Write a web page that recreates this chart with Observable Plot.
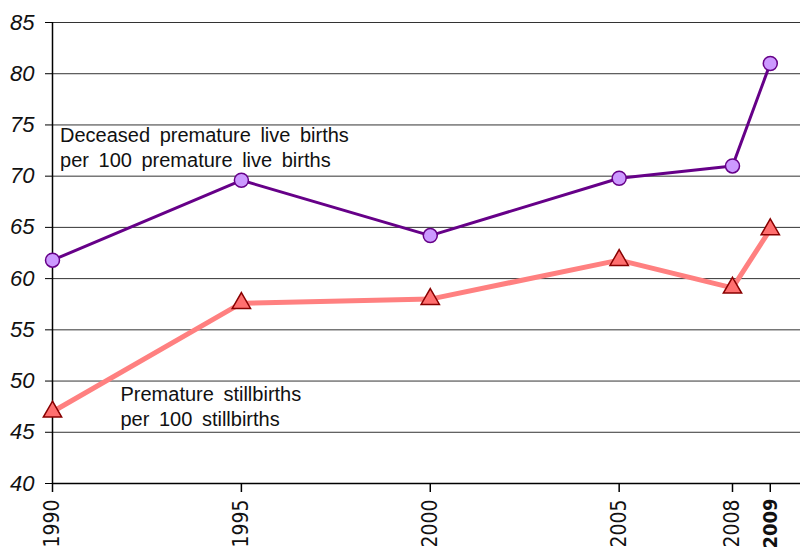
<!DOCTYPE html>
<html>
<head>
<meta charset="utf-8">
<script src="https://cdn.jsdelivr.net/npm/d3@7"></script>
<script src="https://cdn.jsdelivr.net/npm/@observablehq/plot@0.6"></script>
<style>
body { margin: 0; background: #fff; }
svg { font-family: "Liberation Sans", Arial, sans-serif; }
.xlab text { font-family: "Liberation Sans Narrow", "Arial Narrow", "DejaVu Sans Condensed", sans-serif; }
.note text { word-spacing: 4px; }
</style>
</head>
<body>
<div id="chart"></div>
<script>
const years = [1990, 1995, 2000, 2005, 2008, 2009];
const deceasedLiveBirths = [61.8, 69.6, 64.2, 69.8, 71.0, 81.0];
const prematureStillbirths = [47.0, 57.6, 58.0, 61.8, 59.1, 64.8];
const yTicks = [40, 45, 50, 55, 60, 65, 70, 75, 80, 85];
const xTicksRegular = [1990, 1995, 2000, 2005, 2008];
const xTicksBold = [2009];
const labelTexts = ["Deceased premature live births\nper 100 premature live births", "Premature stillbirths\nper 100 stillbirths"];
const labelX = [1990.2, 1991.8];
const labelY = [75.1, 49.8];

const purple = years.map((x, i) => ({x, y: deceasedLiveBirths[i]}));
const red = years.map((x, i) => ({x, y: prematureStillbirths[i]}));
const labels = labelTexts.map((t, i) => ({t, x: labelX[i], y: labelY[i]}));

const chart = Plot.plot({
  width: 801,
  height: 549,
  marginLeft: 52,
  marginTop: 22,
  marginBottom: 66,
  marginRight: 1,
  x: {domain: [1990, 2009.8]},
  y: {domain: [40, 85]},
  marks: [
    Plot.gridY(yTicks, {stroke: "#333", strokeOpacity: 1, strokeWidth: 1}),
    Plot.axisY(yTicks, {tickSize: 7, tickPadding: 11, fontSize: 22, fontStyle: "italic", fill: "#111", label: null, stroke: "#000"}),
    Plot.ruleY([40], {stroke: "#000", strokeWidth: 1.5}),
    Plot.ruleX([1990], {stroke: "#000", strokeWidth: 1.5}),
    Plot.axisX(xTicksRegular, {className: "xlab", tickSize: 9, tickPadding: 7, tickRotate: -90, fontSize: 21, fill: "#111", label: null, tickFormat: d => String(d), strokeWidth: 1.5}),
    Plot.axisX(xTicksBold, {className: "xlab", tickSize: 9, tickPadding: 6, tickRotate: -90, fontSize: 20, fontWeight: "bold", fill: "#111", label: null, tickFormat: d => String(d), strokeWidth: 1.5}),
    Plot.line(purple, {x: "x", y: "y", stroke: "#660088", strokeWidth: 3}),
    Plot.line(red, {x: "x", y: "y", stroke: "#ff8080", strokeWidth: 5}),
    Plot.dot(purple, {x: "x", y: "y", r: 7, fill: "#cc99ff", stroke: "#660088", strokeWidth: 1.5}),
    Plot.dot(red, {x: "x", y: "y", r: 6.8, symbol: "triangle", fill: "#ff6f6f", stroke: "#880000", strokeWidth: 1.5}),
    Plot.text(labels, {className: "note", x: "x", y: "y", text: "t", textAnchor: "start", lineAnchor: "top", fontSize: 20, fill: "#111", lineHeight: 1.25})
  ]
});
document.getElementById("chart").appendChild(chart);
</script>
</body>
</html>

- - - - - - -

## What to produce
Repeat the data above exactly, but not the pictures.

## Finished exercise
Write a web page that recreates this chart with Observable Plot.
<!DOCTYPE html>
<html>
<head>
<meta charset="utf-8">
<script src="https://cdn.jsdelivr.net/npm/d3@7"></script>
<script src="https://cdn.jsdelivr.net/npm/@observablehq/plot@0.6"></script>
<style>
body { margin: 0; background: #fff; }
svg { font-family: "Liberation Sans", Arial, sans-serif; }
.xlab text { font-family: "Liberation Sans Narrow", "Arial Narrow", "DejaVu Sans Condensed", sans-serif; }
.note text { word-spacing: 4px; }
</style>
</head>
<body>
<div id="chart"></div>
<script>
const years = [1990, 1995, 2000, 2005, 2008, 2009];
const deceasedLiveBirths = [61.8, 69.6, 64.2, 69.8, 71.0, 81.0];
const prematureStillbirths = [47.0, 57.6, 58.0, 61.8, 59.1, 64.8];
const yTicks = [40, 45, 50, 55, 60, 65, 70, 75, 80, 85];
const xTicksRegular = [1990, 1995, 2000, 2005, 2008];
const xTicksBold = [2009];
const labelTexts = ["Deceased premature live births\nper 100 premature live births", "Premature stillbirths\nper 100 stillbirths"];
const labelX = [1990.2, 1991.8];
const labelY = [75.1, 49.8];

const purple = years.map((x, i) => ({x, y: deceasedLiveBirths[i]}));
const red = years.map((x, i) => ({x, y: prematureStillbirths[i]}));
const labels = labelTexts.map((t, i) => ({t, x: labelX[i], y: labelY[i]}));

const chart = Plot.plot({
  width: 801,
  height: 549,
  marginLeft: 52,
  marginTop: 22,
  marginBottom: 66,
  marginRight: 1,
  x: {domain: [1990, 2009.8]},
  y: {domain: [40, 85]},
  marks: [
    Plot.gridY(yTicks, {stroke: "#333", strokeOpacity: 1, strokeWidth: 1}),
    Plot.axisY(yTicks, {tickSize: 7, tickPadding: 11, fontSize: 22, fontStyle: "italic", fill: "#111", label: null, stroke: "#000"}),
    Plot.ruleY([40], {stroke: "#000", strokeWidth: 1.5}),
    Plot.ruleX([1990], {stroke: "#000", strokeWidth: 1.5}),
    Plot.axisX(xTicksRegular, {className: "xlab", tickSize: 9, tickPadding: 7, tickRotate: -90, fontSize: 21, fill: "#111", label: null, tickFormat: d => String(d), strokeWidth: 1.5}),
    Plot.axisX(xTicksBold, {className: "xlab", tickSize: 9, tickPadding: 6, tickRotate: -90, fontSize: 20, fontWeight: "bold", fill: "#111", label: null, tickFormat: d => String(d), strokeWidth: 1.5}),
    Plot.line(purple, {x: "x", y: "y", stroke: "#660088", strokeWidth: 3}),
    Plot.line(red, {x: "x", y: "y", stroke: "#ff8080", strokeWidth: 5}),
    Plot.dot(purple, {x: "x", y: "y", r: 7, fill: "#cc99ff", stroke: "#660088", strokeWidth: 1.5}),
    Plot.dot(red, {x: "x", y: "y", r: 6.8, symbol: "triangle", fill: "#ff6f6f", stroke: "#880000", strokeWidth: 1.5}),
    Plot.text(labels, {className: "note", x: "x", y: "y", text: "t", textAnchor: "start", lineAnchor: "top", fontSize: 20, fill: "#111", lineHeight: 1.25})
  ]
});
document.getElementById("chart").appendChild(chart);
</script>
</body>
</html>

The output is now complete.